Me chifla lo antiguo. De ahí que esté feliz por volver a ese recitar de los platos en alto. Con mi memoria de pez, estarán condenados a repetir varias veces. En serio que no es mala leche. Abogo por profundizar en la relación con el camarero: mirarlo a los ojos, pedirle una recomendación, preguntarle qué tal la vida. Nada de esos sitios en los que eliges qué vas a tomar a través de una fría pantalla, o escribiendo un numerito en una casilla. Al carajo la modernidad, pienso con mi móvil de última generación delante.
Los días pasan y Almería se despereza. Ayer ya no tuve que hacer cola en la puerta del súper.
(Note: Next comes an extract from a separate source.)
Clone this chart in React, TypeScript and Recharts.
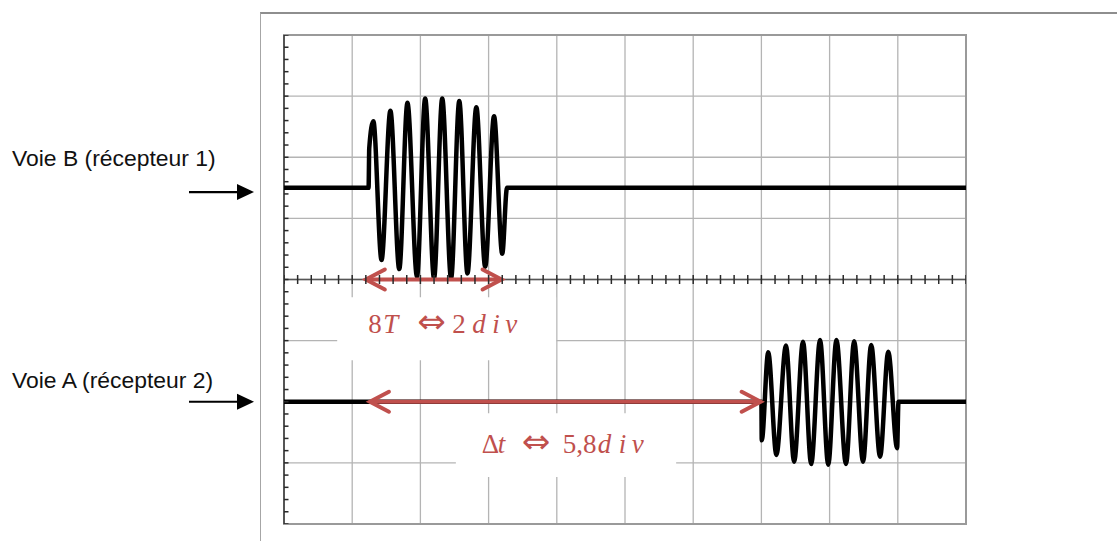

El carril bici que va a la Universidad tiene más ciclistas de los que habría soñado nunca el ideólogo de esta vía que ya nació vieja por el poco uso. El Parque de La Molineta, ese espacio defendido hasta la extenuación por cuatro locos, parecía el sábado Central Park. Algunos nos preguntamos de dónde han salido tantos deportistas. Y, sobre todo, qué pasará con ellos cuando las restricciones acaben. No me fastidiéis, no emigrarán al centro comercial.
¿Os acordáis cuando conté que había empezado a oír una serenata de grillos en mi ventana? Pues parecen haber enmudecido. Ahora mi espacio sonoro lo ocupa un barbero, que da citas a voces quizá emocionado por haber vuelto a escuchar el familiar ruido de las tijeras y la maquinilla. Me recuerda al tendero de un mercadillo que te cuenta el género que tiene por mucho que tú no lo quieras saber en absoluto.
Hoy me voy a hacer un regalazo. Me voy a asomar, aunque sea de lejos, a ver la playa solo para comprobar que sigue en su sitio. Estos días he tenido miedo de que las hordas de personas que ocupan el paseo marítimo no respeten la distancia de seguridad. Pero ya está bien de síndrome de cabaña. Por muy bonito que sea el nombre, por muy protegida que me sienta entre estas cuatro paredes, la vida sigue. Conmigo o sin mí. Y me puede la curiosidad por ver qué es lo que viene ahora.